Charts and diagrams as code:
— start —
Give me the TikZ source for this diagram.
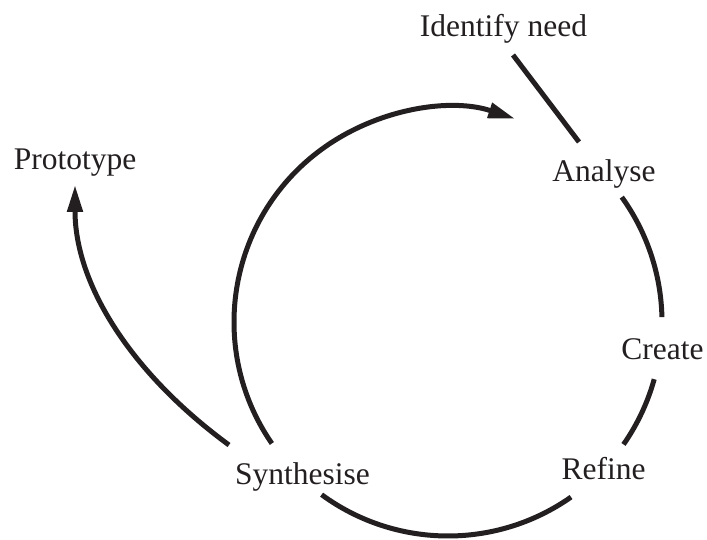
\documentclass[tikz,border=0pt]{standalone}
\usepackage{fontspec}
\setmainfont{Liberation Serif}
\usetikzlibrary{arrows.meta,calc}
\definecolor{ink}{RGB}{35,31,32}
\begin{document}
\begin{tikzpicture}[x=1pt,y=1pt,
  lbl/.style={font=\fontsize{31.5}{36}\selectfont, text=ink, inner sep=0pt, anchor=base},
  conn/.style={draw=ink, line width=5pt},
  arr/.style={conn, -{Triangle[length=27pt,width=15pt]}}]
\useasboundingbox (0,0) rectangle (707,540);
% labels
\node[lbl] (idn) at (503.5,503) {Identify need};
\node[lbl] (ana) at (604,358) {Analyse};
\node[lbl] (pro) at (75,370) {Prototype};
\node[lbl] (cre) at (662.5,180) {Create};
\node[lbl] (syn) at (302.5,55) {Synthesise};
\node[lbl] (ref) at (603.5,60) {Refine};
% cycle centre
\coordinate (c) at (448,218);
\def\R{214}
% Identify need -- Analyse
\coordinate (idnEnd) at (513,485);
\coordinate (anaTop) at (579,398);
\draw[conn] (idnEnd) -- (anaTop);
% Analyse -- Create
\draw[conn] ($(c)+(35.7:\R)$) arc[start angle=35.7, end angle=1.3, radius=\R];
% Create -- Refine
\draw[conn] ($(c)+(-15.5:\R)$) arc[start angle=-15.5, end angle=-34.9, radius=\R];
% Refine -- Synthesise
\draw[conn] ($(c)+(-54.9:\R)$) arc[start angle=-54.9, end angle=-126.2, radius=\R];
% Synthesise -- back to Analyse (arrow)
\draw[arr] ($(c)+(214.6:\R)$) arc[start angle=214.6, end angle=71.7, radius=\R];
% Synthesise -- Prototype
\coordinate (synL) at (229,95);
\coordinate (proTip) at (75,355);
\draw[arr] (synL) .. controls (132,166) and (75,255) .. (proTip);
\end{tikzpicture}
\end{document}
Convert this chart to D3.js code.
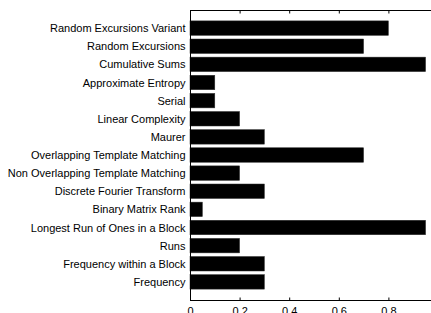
— end —
— start —
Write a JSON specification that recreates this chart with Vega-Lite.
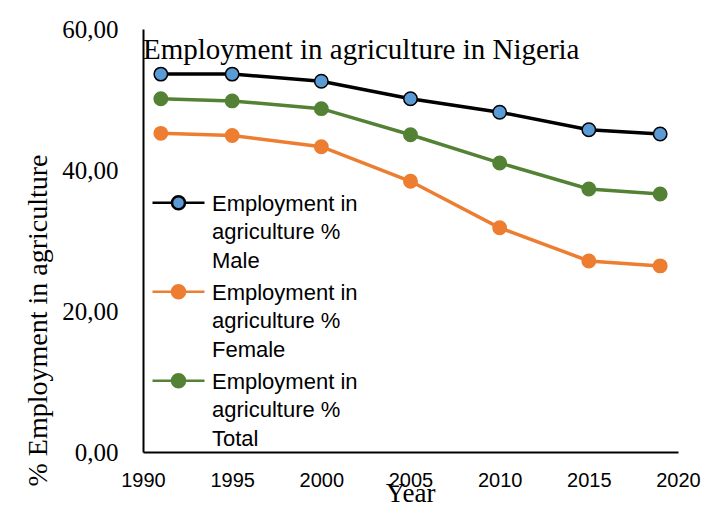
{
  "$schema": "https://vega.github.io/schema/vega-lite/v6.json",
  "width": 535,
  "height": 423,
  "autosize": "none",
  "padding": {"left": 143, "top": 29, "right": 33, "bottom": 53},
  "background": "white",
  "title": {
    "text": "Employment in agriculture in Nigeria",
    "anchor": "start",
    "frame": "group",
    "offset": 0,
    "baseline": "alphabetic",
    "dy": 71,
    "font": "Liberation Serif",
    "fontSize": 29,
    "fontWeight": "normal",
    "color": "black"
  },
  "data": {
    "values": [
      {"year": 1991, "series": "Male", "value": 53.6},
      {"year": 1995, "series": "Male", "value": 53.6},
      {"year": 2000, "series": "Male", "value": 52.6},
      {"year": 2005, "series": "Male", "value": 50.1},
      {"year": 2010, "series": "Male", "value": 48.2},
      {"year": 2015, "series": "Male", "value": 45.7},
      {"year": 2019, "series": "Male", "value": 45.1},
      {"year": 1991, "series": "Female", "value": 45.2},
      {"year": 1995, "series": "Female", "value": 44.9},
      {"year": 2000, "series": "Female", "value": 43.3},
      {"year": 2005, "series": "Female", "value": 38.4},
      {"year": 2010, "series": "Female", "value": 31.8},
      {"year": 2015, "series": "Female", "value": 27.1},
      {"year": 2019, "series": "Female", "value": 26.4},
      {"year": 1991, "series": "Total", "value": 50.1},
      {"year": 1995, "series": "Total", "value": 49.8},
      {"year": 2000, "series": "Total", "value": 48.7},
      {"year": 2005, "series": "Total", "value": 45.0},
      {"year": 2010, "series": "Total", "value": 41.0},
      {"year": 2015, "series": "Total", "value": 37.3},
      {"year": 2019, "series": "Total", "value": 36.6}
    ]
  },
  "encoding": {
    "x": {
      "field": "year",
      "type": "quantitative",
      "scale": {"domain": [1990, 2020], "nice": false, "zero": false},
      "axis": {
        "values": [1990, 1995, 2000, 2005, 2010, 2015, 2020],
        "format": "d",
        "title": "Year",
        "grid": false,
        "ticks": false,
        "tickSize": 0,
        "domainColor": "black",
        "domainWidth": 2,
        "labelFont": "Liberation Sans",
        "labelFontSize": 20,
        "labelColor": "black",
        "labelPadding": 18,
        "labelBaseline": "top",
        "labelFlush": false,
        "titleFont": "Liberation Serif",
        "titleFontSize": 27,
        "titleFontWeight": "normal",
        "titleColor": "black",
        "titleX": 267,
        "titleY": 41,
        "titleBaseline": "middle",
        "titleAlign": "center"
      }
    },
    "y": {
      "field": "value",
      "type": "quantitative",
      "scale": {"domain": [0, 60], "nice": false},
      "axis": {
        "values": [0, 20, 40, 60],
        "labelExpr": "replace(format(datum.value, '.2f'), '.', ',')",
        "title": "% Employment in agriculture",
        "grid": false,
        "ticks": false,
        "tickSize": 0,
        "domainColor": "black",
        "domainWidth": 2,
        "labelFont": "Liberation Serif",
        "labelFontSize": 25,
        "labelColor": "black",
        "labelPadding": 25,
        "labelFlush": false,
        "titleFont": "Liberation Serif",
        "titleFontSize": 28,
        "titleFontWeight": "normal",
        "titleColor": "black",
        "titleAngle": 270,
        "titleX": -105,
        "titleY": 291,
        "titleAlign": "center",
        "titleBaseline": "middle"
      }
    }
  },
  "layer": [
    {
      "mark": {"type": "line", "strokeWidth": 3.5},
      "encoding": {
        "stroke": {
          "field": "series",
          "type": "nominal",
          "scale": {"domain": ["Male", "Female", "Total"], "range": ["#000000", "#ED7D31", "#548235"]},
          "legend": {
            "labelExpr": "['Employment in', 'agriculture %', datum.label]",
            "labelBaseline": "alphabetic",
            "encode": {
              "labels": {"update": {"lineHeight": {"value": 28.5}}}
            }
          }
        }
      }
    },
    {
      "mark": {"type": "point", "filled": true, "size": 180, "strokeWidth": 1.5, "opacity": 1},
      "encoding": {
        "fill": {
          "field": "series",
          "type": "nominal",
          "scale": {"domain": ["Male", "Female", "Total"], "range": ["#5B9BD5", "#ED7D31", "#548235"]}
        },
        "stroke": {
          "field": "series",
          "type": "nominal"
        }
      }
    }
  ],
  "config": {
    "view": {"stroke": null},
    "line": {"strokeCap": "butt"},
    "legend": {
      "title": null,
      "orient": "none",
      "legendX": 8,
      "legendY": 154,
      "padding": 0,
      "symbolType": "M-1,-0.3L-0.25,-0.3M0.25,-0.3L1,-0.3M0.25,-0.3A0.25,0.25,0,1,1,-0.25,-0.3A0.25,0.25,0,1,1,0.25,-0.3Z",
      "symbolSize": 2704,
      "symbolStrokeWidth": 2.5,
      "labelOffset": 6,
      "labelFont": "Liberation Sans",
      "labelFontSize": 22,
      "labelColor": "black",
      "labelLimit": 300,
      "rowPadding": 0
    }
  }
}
— end —
— start —
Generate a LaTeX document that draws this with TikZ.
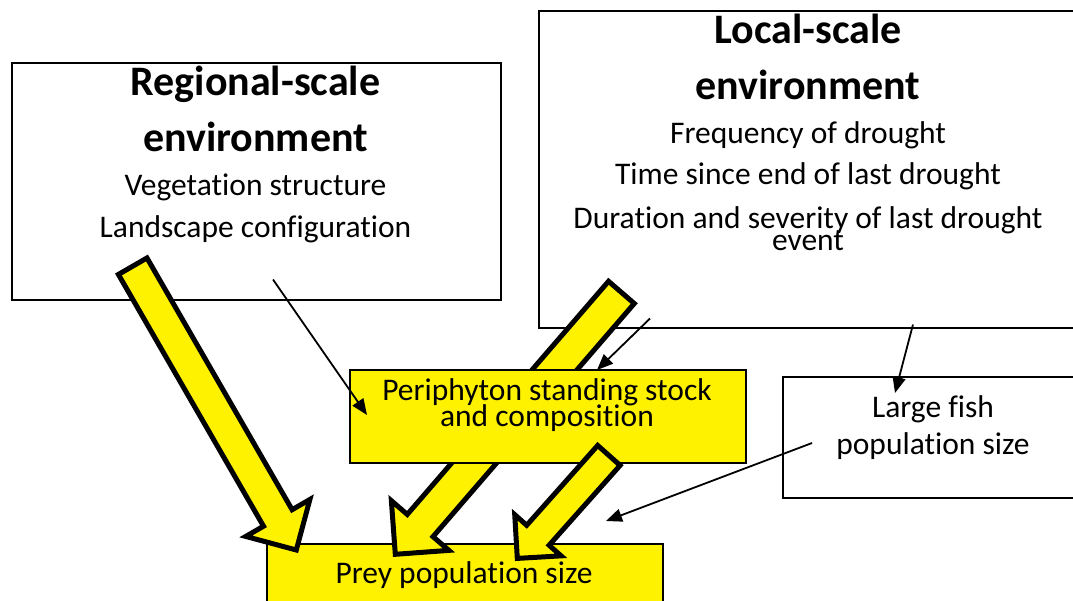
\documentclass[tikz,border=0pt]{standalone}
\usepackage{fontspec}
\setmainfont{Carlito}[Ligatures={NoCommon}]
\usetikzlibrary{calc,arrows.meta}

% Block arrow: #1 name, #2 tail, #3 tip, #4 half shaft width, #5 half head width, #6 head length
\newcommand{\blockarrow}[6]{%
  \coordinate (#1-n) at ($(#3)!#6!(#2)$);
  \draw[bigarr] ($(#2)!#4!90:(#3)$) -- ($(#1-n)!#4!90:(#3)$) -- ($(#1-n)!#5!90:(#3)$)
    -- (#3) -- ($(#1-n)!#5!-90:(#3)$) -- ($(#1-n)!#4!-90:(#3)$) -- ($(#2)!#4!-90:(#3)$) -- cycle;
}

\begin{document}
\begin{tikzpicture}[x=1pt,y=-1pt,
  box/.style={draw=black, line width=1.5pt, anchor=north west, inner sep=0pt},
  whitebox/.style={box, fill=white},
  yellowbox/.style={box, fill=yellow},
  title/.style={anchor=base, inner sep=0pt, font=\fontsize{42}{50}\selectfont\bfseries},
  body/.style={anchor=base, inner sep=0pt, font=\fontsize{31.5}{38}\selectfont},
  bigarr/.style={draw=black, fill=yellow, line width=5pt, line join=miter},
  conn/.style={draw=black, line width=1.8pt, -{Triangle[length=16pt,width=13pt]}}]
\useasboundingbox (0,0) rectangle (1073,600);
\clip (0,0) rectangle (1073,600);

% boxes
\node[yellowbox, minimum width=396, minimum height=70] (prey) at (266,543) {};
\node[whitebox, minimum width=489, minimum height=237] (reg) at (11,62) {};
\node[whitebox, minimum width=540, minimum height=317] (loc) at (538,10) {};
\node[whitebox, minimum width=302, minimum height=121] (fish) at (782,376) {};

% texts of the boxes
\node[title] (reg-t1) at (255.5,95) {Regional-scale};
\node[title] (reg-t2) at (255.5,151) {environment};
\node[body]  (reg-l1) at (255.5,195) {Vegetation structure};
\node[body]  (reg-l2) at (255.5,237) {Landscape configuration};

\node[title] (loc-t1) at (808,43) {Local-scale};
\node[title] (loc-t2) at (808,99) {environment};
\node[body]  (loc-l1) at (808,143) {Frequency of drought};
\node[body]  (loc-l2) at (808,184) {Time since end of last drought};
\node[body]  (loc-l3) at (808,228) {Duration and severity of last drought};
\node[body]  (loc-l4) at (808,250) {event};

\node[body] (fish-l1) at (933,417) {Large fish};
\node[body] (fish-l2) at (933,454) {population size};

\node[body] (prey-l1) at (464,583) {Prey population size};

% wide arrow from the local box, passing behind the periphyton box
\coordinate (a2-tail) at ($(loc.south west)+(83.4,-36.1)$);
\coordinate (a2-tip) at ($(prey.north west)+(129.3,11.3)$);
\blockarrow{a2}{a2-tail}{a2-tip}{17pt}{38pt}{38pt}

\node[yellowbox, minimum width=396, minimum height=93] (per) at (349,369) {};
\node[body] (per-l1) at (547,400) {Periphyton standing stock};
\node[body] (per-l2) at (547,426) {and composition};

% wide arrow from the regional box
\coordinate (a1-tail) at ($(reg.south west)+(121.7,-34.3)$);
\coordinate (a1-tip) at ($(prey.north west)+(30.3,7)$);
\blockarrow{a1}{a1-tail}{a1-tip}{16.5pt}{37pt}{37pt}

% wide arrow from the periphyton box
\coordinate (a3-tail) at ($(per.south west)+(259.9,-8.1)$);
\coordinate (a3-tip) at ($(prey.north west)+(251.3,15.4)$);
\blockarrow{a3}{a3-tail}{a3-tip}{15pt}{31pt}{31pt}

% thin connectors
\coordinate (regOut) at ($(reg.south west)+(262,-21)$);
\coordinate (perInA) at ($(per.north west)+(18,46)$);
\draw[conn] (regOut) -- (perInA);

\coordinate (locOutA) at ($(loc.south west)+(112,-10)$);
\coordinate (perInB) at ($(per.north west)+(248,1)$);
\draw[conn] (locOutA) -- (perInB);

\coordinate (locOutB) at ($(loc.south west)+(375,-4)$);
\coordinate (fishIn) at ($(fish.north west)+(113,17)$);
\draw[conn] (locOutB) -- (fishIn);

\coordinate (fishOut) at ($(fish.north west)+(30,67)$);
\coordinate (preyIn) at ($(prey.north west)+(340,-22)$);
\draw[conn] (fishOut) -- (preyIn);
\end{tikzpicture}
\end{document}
— end —
_EXERCISE TASK:_ Leave out every picture, then retype exactly the lines from the one containing "Generate a LaTeX" through the one containing "(prey-l1) at (464,583)".

_TASK SOLUTION:_
Generate a LaTeX document that draws this with TikZ.
\documentclass[tikz,border=0pt]{standalone}
\usepackage{fontspec}
\setmainfont{Carlito}[Ligatures={NoCommon}]
\usetikzlibrary{calc,arrows.meta}

% Block arrow: #1 name, #2 tail, #3 tip, #4 half shaft width, #5 half head width, #6 head length
\newcommand{\blockarrow}[6]{%
  \coordinate (#1-n) at ($(#3)!#6!(#2)$);
  \draw[bigarr] ($(#2)!#4!90:(#3)$) -- ($(#1-n)!#4!90:(#3)$) -- ($(#1-n)!#5!90:(#3)$)
    -- (#3) -- ($(#1-n)!#5!-90:(#3)$) -- ($(#1-n)!#4!-90:(#3)$) -- ($(#2)!#4!-90:(#3)$) -- cycle;
}

\begin{document}
\begin{tikzpicture}[x=1pt,y=-1pt,
  box/.style={draw=black, line width=1.5pt, anchor=north west, inner sep=0pt},
  whitebox/.style={box, fill=white},
  yellowbox/.style={box, fill=yellow},
  title/.style={anchor=base, inner sep=0pt, font=\fontsize{42}{50}\selectfont\bfseries},
  body/.style={anchor=base, inner sep=0pt, font=\fontsize{31.5}{38}\selectfont},
  bigarr/.style={draw=black, fill=yellow, line width=5pt, line join=miter},
  conn/.style={draw=black, line width=1.8pt, -{Triangle[length=16pt,width=13pt]}}]
\useasboundingbox (0,0) rectangle (1073,600);
\clip (0,0) rectangle (1073,600);

% boxes
\node[yellowbox, minimum width=396, minimum height=70] (prey) at (266,543) {};
\node[whitebox, minimum width=489, minimum height=237] (reg) at (11,62) {};
\node[whitebox, minimum width=540, minimum height=317] (loc) at (538,10) {};
\node[whitebox, minimum width=302, minimum height=121] (fish) at (782,376) {};

% texts of the boxes
\node[title] (reg-t1) at (255.5,95) {Regional-scale};
\node[title] (reg-t2) at (255.5,151) {environment};
\node[body]  (reg-l1) at (255.5,195) {Vegetation structure};
\node[body]  (reg-l2) at (255.5,237) {Landscape configuration};

\node[title] (loc-t1) at (808,43) {Local-scale};
\node[title] (loc-t2) at (808,99) {environment};
\node[body]  (loc-l1) at (808,143) {Frequency of drought};
\node[body]  (loc-l2) at (808,184) {Time since end of last drought};
\node[body]  (loc-l3) at (808,228) {Duration and severity of last drought};
\node[body]  (loc-l4) at (808,250) {event};

\node[body] (fish-l1) at (933,417) {Large fish};
\node[body] (fish-l2) at (933,454) {population size};

\node[body] (prey-l1) at (464,583) {Prey population size};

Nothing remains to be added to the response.